How do file descriptors help in redirecting I/O?#

The ls /var/log command by default reads input from standard input (file descriptor 0) and writes output to standard output (file descriptor 1). For the output of this ls command to be taken as input to another command grep -- all we need to do is manipulate output file descriptor of ls and input file descriptor of grep.

For this, we would need a pipe to communicate between the two processes (yes, ls and grep run on two different processes created by fork() system call). A pipe is created using the pipe() system call - and it returns two file descriptors: one is a "read end" of the pipe and the other is a "write end" of the pipe. If one writes bytes to the write end of the pipe, they can be read from the read end of the pipe. It is important to note that the size of the buffer used by pipe is very small -- which means grep can't wait for ls to finish writing to the pipe but should start reading as soon as something is available (ls and grep run parallel in a way).

Which means, in the process used for executing ls, the file descriptor 1 should point to a write end of a pipe() instead of standard output and in the process used for executing grep the file descriptor 0 should point to the read end of the pipe.

Sounds pretty simple in concept. Coding it in C can be little tricky because the use of fork() system call enforces certain structure in the code, and causes duplication of file descriptors that needs closing. If a write end of a pipe is not properly closed after there is nothing more to write, the read end would never stop blocking -- and might result in your shell hanging!

The dup2 system call#

The manipulation of file descriptors is also very simple, thanks to the dup2 system call. It takes in two file descriptors -- duplicates the first one and assigns it the value of second fd. For example, dup2(3, 0) would create a duplicate of file descriptor 3 and is now referenced by file descriptor 0. That is, after doing that dup2 call, fd 0 points to whatever fd 3 points to, and not necessarily standard input anymore.
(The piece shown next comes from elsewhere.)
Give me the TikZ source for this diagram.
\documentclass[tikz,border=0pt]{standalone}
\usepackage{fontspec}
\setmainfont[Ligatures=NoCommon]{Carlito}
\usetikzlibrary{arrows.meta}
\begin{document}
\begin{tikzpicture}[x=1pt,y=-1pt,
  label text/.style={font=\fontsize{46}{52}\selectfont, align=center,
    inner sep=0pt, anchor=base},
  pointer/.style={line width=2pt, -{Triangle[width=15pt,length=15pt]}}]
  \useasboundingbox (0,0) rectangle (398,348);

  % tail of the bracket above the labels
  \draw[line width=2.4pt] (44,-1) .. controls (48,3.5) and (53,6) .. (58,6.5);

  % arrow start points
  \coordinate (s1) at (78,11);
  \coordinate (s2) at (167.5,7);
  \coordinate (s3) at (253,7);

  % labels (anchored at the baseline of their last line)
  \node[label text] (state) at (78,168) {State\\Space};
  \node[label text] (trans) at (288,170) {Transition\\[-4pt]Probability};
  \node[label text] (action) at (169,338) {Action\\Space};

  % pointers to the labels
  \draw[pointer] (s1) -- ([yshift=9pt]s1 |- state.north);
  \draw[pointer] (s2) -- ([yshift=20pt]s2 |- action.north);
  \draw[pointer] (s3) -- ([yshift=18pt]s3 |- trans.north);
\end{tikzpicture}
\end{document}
For the ls | grep pipeline we'll have:

• parent: pipe -> read_fd, write_fd
• child1: dup2(write_fd, 1), close(write_fd), close(read_fd)
• child2: dup2(read_fd, 0), close(read_fd), close(write_fd)
• parent: close(read_fd), close(write_fd)
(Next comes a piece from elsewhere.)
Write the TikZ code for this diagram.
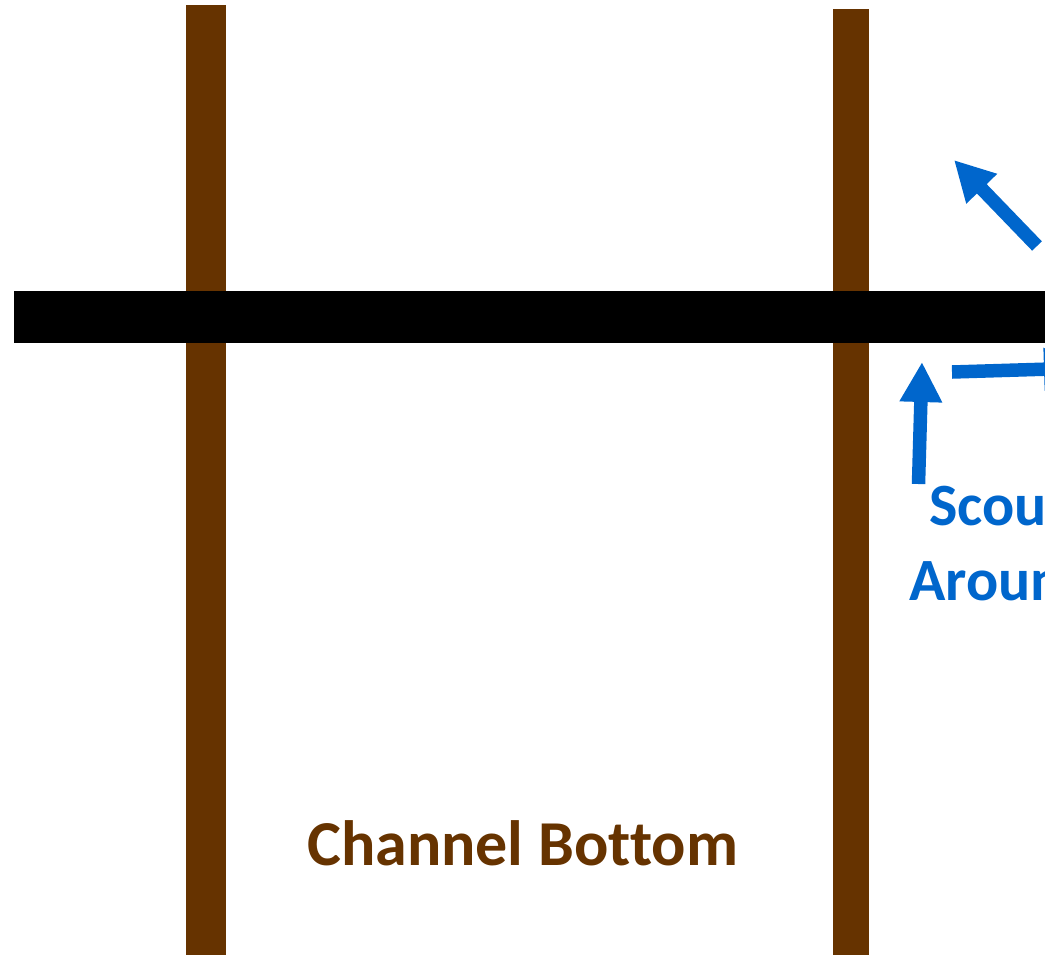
\documentclass[tikz,border=0pt]{standalone}
\usepackage{fontspec}
\setmainfont{Carlito}[Ligatures=NoCommon]
\usetikzlibrary{arrows.meta}
\definecolor{postbrown}{HTML}{663300}
\definecolor{flowblue}{HTML}{0066CC}
\tikzset{
  post/.style={fill=postbrown, draw=none},
  deck/.style={fill=black, draw=none},
  flow/.style={draw=flowblue, line width=13.5pt,
    -{Triangle[width=40pt,length=40pt]}},
  brownlabel/.style={text=postbrown, font=\fontsize{64}{77}\selectfont\bfseries, inner sep=0pt},
  bluelabel/.style={text=flowblue, font=\fontsize{60}{75}\selectfont\bfseries, inner sep=0pt}
}
\begin{document}
\begin{tikzpicture}[x=1pt,y=-1pt]
  \useasboundingbox (0,0) rectangle (1045,954);
  \clip (0,0) rectangle (1045,954);
  % piles
  \fill[post] (186,5) rectangle (226,960);
  \fill[post] (833,9) rectangle (869,960);
  % cap beam across the piles
  \fill[deck] (14,291) rectangle (1060,343);
  % flow arrows
  \coordinate (d0) at (1037,246);
  \coordinate (d1) at (954,160);
  \draw[flow] (d0) -- (d1);
  \coordinate (v0) at (918.5,484);
  \coordinate (v1) at (922,362);
  \draw[flow] (v0) -- (v1);
  \coordinate (h0) at (952,372);
  \coordinate (h1) at (1084,368);
  \draw[flow] (h0) -- (h1);
  % labels
  \node[brownlabel, anchor=base west] (cb) at (307,865) {Channel Bottom};
  \node[bluelabel, anchor=base west] (sc1) at (929,525) {Scour};
  \node[bluelabel, anchor=base west] (sc2) at (909,600) {Around};
\end{tikzpicture}
\end{document}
Here is some sample C code on how ls /var/log | grep "log" would execute:

int pipe_fd[2];
pipe(pipe_fd); // pipe_fd[0] -> read end, pipe_fd[1] -> write end

if (fork() == 0) {
    /* Child */
    dup2(pipe_fd[1], STDOUT_FILENO); // printf() would now write to write end of the pipe for example
    close(pipe_fd[1]); // duplicate
    close(pipe_fd[0]); // duplicate in child proc
    execvp("ls", (char*[]){"ls", "/var/log", NULL}) // output is written to pipe_fd[1], can be read from pipe_fd[0]
} else {
    /* parent */

    if (fork() == 0) {
        /* second child */
        dup2(pipe_fd[0], STDIN_FILENO); // fd 0 is now read end of the pipe
        close(pipe_fd[0]); // duplicate
        close(pipe_fd[1]); // duplicate
        execvp("grep", (char*[]){"grep", "log", NULL}); // reads input from pipe_fd[0]
    } else {
        close(pipe_fd[1]); // close write end from parent
        close(pipe_fd[0]); // close read end from parent
        // waitpid() of all processes to complete
    }
}

What about redirects? (< and >)#

They work very similar to pipes -- but instead of using the file descriptros from pipe(), we use the file descriptor returned by open() in the dup2 system calls.

Conclusion#

To wrap it up, the magic behind pipes and redirects in Unix-like systems lies in how everything is treated as a file. Whether it's a standard input/output, a pipe, or a regular file, all these are represented by file descriptors that can be easily manipulated using system calls like dup2. By understanding how file descriptors work, you can see how processes can communicate through pipes or redirect data to/from files, all while keeping the processes independent. This allows for a clean, flexible, and efficient way to manage data flow in the command line.